The advantage of this, is it will allow shareholders, big funds and large retail investors, to assess the terms of the 'reverse takeover' with asscoiated letter from Mr Sinclair and Mr Docherty. If it's not absoulutely clear, that the deal will be benificial to the SP, long term prospects of Yoomedia, then it won't go through.
If the suspension is lifted after the terms are released, but before the EGM, in my opinion, it will be because the board are very confident, of a positive market reaction.
I personally feel, shareholders should be given the opportunity to vote, before the suspension is lifted, which means the suspension staying, until the New Year.
iturama
- 12 Nov 2004 14:44
- 213 of 3776
An advantage of lifting the suspension once a note has been released is that the market will tell you very quickly what it thinks of the deal.

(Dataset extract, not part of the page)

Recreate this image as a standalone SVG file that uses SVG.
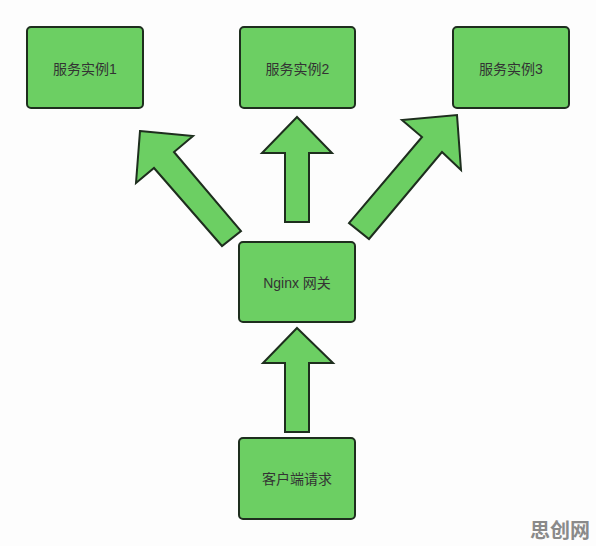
<svg xmlns="http://www.w3.org/2000/svg" width="596" height="546" viewBox="0 0 596 546">
<style>
.box{fill:#6ccf63;stroke:#1e2e1e;stroke-width:2}
.arr{fill:#6ccf63;stroke:#1e2e1e;stroke-width:2;stroke-linejoin:miter}
.lbl{font-family:"Liberation Sans","Noto Sans CJK SC",sans-serif;font-size:14px;fill:#333;text-anchor:middle;dominant-baseline:central}
.wm{font-family:"Noto Sans CJK SC",sans-serif;font-size:20px;font-weight:bold;fill:#8a8a8a}
</style>
<rect width="596" height="546" fill="#fdfdfd"/>
<g id="svc1"><rect class="box" x="27" y="27" width="116" height="81" rx="4"/><text class="lbl" x="85" y="69">服务实例1</text></g>
<g id="svc2"><rect class="box" x="240" y="27" width="115" height="81" rx="4"/><text class="lbl" x="297.5" y="69">服务实例2</text></g>
<g id="svc3"><rect class="box" x="453" y="27" width="116" height="81" rx="4"/><text class="lbl" x="511" y="69">服务实例3</text></g>
<g id="nginx"><rect class="box" x="239" y="242" width="116" height="80" rx="4"/><text class="lbl" x="297" y="283">Nginx 网关</text></g>
<g id="client"><rect class="box" x="239" y="438" width="116" height="81" rx="4"/><text class="lbl" x="297" y="479">客户端请求</text></g>
<g id="connectors">
<polygon class="arr" points="297,328 333,363 309,363 309,432 285,432 285,363 263,363"/>
<polygon class="arr" points="297,117 332,153 309,153 309,222 285,222 285,153 262,153"/>
<polygon class="arr" points="140,131 193,136 174,152 241,231 222,246 154,168 136,183"/>
<polygon class="arr" points="457,115 461,170 442,152 369,239 349,223 422,137 402,120"/>
</g>
<text class="wm" x="530" y="538">思创网</text>
</svg>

I assume the majority shareholders will already be on side.
I agree with the vote principle even if it does not change matters. How many times have we seen the claim that the deal was too pressing to consult shareholders. Baloney.
iPublic
- 12 Nov 2004 15:12
- 214 of 3776
The matter MUST be voted on, Yoomedia have already stated such. It requires shareholder approval.
It's not for the market to place an opinion on the deal, before us, the shareholders. I'd rather vote, before the suspension is lifted. That way, if we vote Yes and the share price falls sharply, we only have ourselves to blame.
Otherwise, if the suspension is lifted, before the EGM, the market COULD drop the market cap significantly, BEFORE shareholders have their say. Even if we then have a no vote, the market cap may take time to recover.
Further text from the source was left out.